User Research Methods

In the User Research for UX course at UC Berkeley Extension, I had the opportunity to do hands-on research in a mobile app category of our choice.  I chose to explore user insights about mobile cooking apps.

I conducted three types of research methods:

  • In-person one-on-one interview
  • A remote, unmoderated usability test
  • An online survey using Google Forms

Overall Research Objectives

My overall goals for my user research assignments were to find out:

  • Do people find an iPhone cooking app useful when planning and preparing meals?
  • What are some of the most important features of an iPhone cooking application?
  • Where did tester participants have difficulty and success with two popular apps?

Mobile Apps Tested

I chose the following to two cooking apps for testing:

Yummly (in-person interviews).  Yummly provides recipe recommendations personalized to the individual’s tastes, semantic recipe search, a digital recipe box, shopping list and one-hour grocery delivery.

Allrecipes (remote user testing and online survey). Allrecipes is the original and largest food-focused social network created for cooks by cooks; where everyone plays a part in helping cooks discover and share the joy of home cooking.

In-person: The Project Plan

We created a project plan for structured one-on-one interviews that summarized the who, what, when, where, and why of the testing.

I interviewed three people.  I sought to find out:

  • Do they currently use an iPhone app for meal preparation?
  • What are important criteria for choosing an iPhone app recipe?
  • How easy or difficult was Yummly to use?
  • Would they use it again?

In-person: The Interviews

I interviewed three people who were the primary cooks in their household.  I was interested in finding out if they had adopted this relatively new technology to help with meal preparation.  I also asked them some specific questions about the usability of the Yummly app.

I attempted not to ask the following:

  • Long-winded question that were hard to follow.
  • Double-barreled questions that would be hard to parse for a concise answer.
  • Questions with a double-negative that were difficult to understand.
  • Leading questions - biased questions that would lead the tester to answer in a specific way.

In-person: Lessons Learned

I found out that all three respondents weren’t very interested in using an iPhone app to help with meal preparation and each had some difficulty with some of Yummly’s key features, such as filtering ingredients by preferences and saving a  recipe to be viewed later.

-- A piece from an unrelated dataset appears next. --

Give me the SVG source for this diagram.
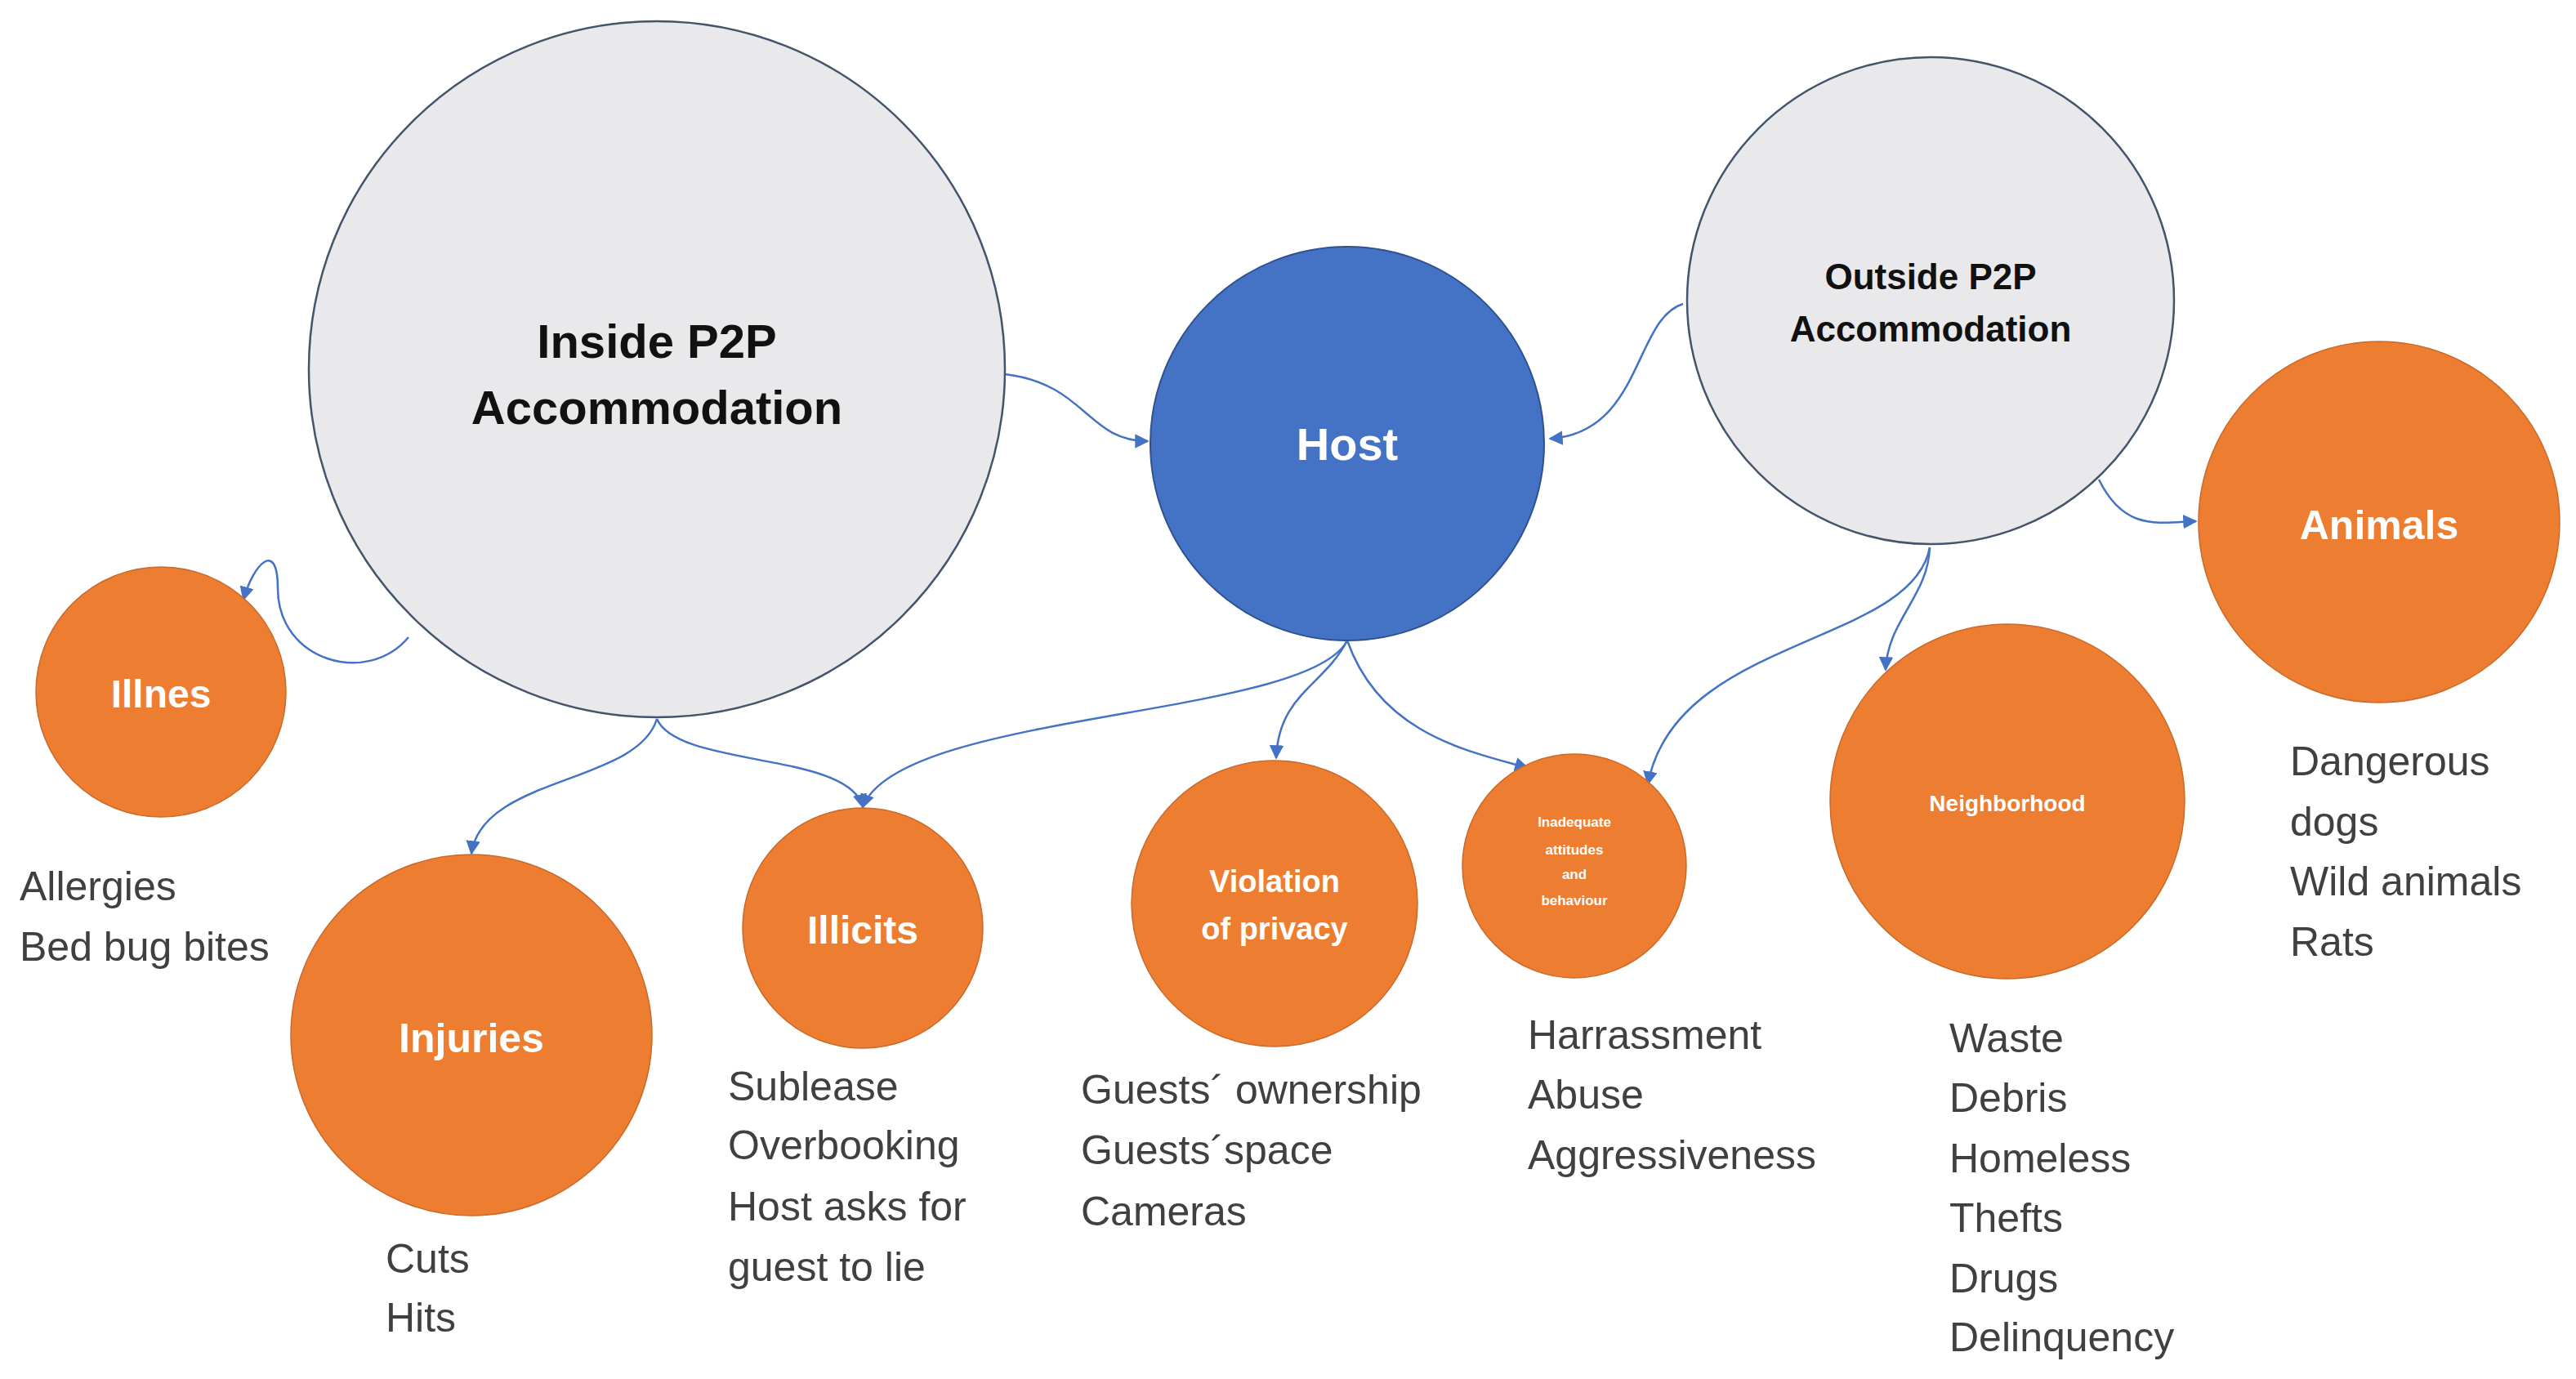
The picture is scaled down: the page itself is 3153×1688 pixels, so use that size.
<svg xmlns="http://www.w3.org/2000/svg" width="3153" height="1688" viewBox="0 0 3153 1688">
<defs>
<marker id="ah" viewBox="0 0 10 10" refX="9" refY="5" markerWidth="7" markerHeight="7" orient="auto"><path d="M0,0 L10,5 L0,10 z" fill="#4472c4"/></marker>
<style>
.g{fill:#e9e9ec;stroke:#44546a;stroke-width:2.5}
.o{fill:#ed7d31;stroke:#c96a2a;stroke-width:1.5}
.h{fill:#4472c4;stroke:#2f528f;stroke-width:2}
.c{fill:none;stroke:#4472c4;stroke-width:2.5;marker-end:url(#ah)}
text{font-family:"Liberation Sans",Arial,sans-serif}
.t{font-weight:bold;fill:#111;text-anchor:middle}
.w{font-weight:bold;fill:#fff;text-anchor:middle}
.b{font-size:50px;fill:#404040}
</style>
</defs>
<rect width="3153" height="1688" fill="#fff"/>
<g id="connectors">
<path class="c" d="M1230,458 C1330,470 1330,540 1405,540"/>
<path class="c" d="M2060,372 C2000,390 2010,530 1897,537"/>
<path class="c" d="M2569,587 C2600,650 2640,640 2688,638"/>
<path class="c" d="M2362,670 C2360,730 2310,760 2308,820"/>
<path class="c" d="M2362,670 C2340,790 2050,780 2017,960"/>
<path class="c" d="M1649,784 C1600,880 1100,870 1056,988"/>
<path class="c" d="M1649,784 C1620,840 1565,850 1562,928"/>
<path class="c" d="M1649,784 C1690,900 1800,920 1870,940"/>
<path class="c" d="M804,880 C780,960 590,950 577,1045"/>
<path class="c" d="M804,880 C830,940 1040,920 1056,988"/>
<path class="c" d="M500,780 C450,840 340,810 340,720 C340,660 310,690 298,734"/>
</g>
<g id="inside"><circle class="g" cx="804" cy="452" r="426"/>
<text class="t" x="804" y="438" font-size="58">Inside P2P</text><text class="t" x="804" y="519" font-size="58">Accommodation</text></g>
<g id="host"><circle class="h" cx="1649" cy="543" r="241"/><text class="w" x="1649" y="563" font-size="56">Host</text></g>
<g id="outside"><circle class="g" cx="2363" cy="368" r="298"/>
<text class="t" x="2363" y="354" font-size="44">Outside P2P</text><text class="t" x="2363" y="418" font-size="44">Accommodation</text></g>
<g id="animals"><circle class="o" cx="2912" cy="639" r="221"/><text class="w" x="2912" y="660" font-size="50">Animals</text></g>
<g id="illnes"><circle class="o" cx="197" cy="847" r="153"/><text class="w" x="197" y="866" font-size="48">Illnes</text></g>
<g id="injuries"><circle class="o" cx="577" cy="1267" r="221"/><text class="w" x="577" y="1288" font-size="50">Injuries</text></g>
<g id="illicits"><circle class="o" cx="1056" cy="1136" r="147"/><text class="w" x="1056" y="1155" font-size="48">Illicits</text></g>
<g id="privacy"><circle class="o" cx="1560" cy="1106" r="175"/>
<text class="w" x="1560" y="1092" font-size="38">Violation</text><text class="w" x="1560" y="1150" font-size="38">of privacy</text></g>
<g id="behaviour"><circle class="o" cx="1927" cy="1060" r="137"/>
<text class="w" x="1927" y="1012" font-size="17">Inadequate</text><text class="w" x="1927" y="1046" font-size="17">attitudes</text><text class="w" x="1927" y="1076" font-size="17">and</text><text class="w" x="1927" y="1108" font-size="17">behaviour</text></g>
<g id="neighborhood"><circle class="o" cx="2457" cy="981" r="217"/><text class="w" x="2457" y="993" font-size="28">Neighborhood</text></g>
<g id="labels">
<text class="b" x="24" y="1102">Allergies</text><text class="b" x="24" y="1176">Bed bug bites</text>
<text class="b" x="472" y="1558">Cuts</text><text class="b" x="472" y="1630">Hits</text>
<text class="b" x="891" y="1347">Sublease</text><text class="b" x="891" y="1419">Overbooking</text><text class="b" x="891" y="1494">Host  asks  for</text><text class="b" x="891" y="1568">guest to lie</text>
<text class="b" x="1323" y="1351">Guests´ ownership</text><text class="b" x="1323" y="1425">Guests´space</text><text class="b" x="1323" y="1500">Cameras</text>
<text class="b" x="1870" y="1284">Harrassment</text><text class="b" x="1870" y="1357">Abuse</text><text class="b" x="1870" y="1431">Aggressiveness</text>
<text class="b" x="2386" y="1288">Waste</text><text class="b" x="2386" y="1361">Debris</text><text class="b" x="2386" y="1435">Homeless</text><text class="b" x="2386" y="1508">Thefts</text><text class="b" x="2386" y="1582">Drugs</text><text class="b" x="2386" y="1654">Delinquency</text>
<text class="b" x="2803" y="949">Dangerous</text><text class="b" x="2803" y="1023">dogs</text><text class="b" x="2803" y="1096">Wild animals</text><text class="b" x="2803" y="1170">Rats</text>
</g>
</svg>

The test data was not as important, however, as what I learned that could make it better for next time:

  • The testing covered too much - too many broad questions and not enough usability testing on Yummly.
  • Try to keep the responses on topic and not let the discussion wander away.

Remote, Unmoderated User Testing

My second test was a remote, unmoderated usability test using the cooking app Allrecipes.  The testing service used was User Testing at www.usertesting.com.

This time I devised roughly ten questions that asked for quantitative and qualitative responses.  Testers were asked to rate on a 1-5 scale (5 highest) their experience with a particular feature and explain why they felt this way.

I submitted my task list questions to User Testing and soon received an email that three respondents had completed the test.  I had the opportunity to watch and listen as they worked through my questions.  They all did a great job articulating their actions and opinions about certain features.

Remote, Unmoderated: Lessons Learned

Being able to listen to the respondents as they worked through the questions added a lot of qualitative feedback.  I could hear the frustration when they had difficulty.  One respondent was an avid user of the Allrecipes web site, which I believe, led her to overrate some features despite not understanding some functionality.

How could the experience be better?

  • When you can’t be there to help, try to anticipate technical issues.  For example, make sure the tester is logged into the app before testing starts.   All respondents wasted test time and were frustrated with difficulty creating an account.
  • Try to better screen the applicants for prior use of the product to be tested to reduce bias.

Online User Survey

For the last user research test, we were asked to use Google Forms to create a 15-question survey that respondents can easily respond to via a link.

Rather than use classmates and friends as respondents, I requested workers through the Amazon Mechanical Turk service.  This enabled me to tap into a large pool of respondents (92) and get fast results - within 30 minutes!

This study helped to answer my first two questions:

  • Do people find an iPhone cooking app useful when planning and preparing meals?
  • What are some of the most important features of an iPhone cooking application?

Online User Survey: Lessons Learned

I received 92 responses to the survey.  I learned that this group was more enthusiastic about using an app for meal preparation as compared to my other studies.

Some highly requested features:

  • User ratings
  • Shopping list generation
  • Keep the app FREE
  • Add notes to saved recipes

How could this study be better?  Screening was cost-prohibitive on Amazon Mechanical Turk.  Using questions to gather some information about the respondents would have made the data more meaningful.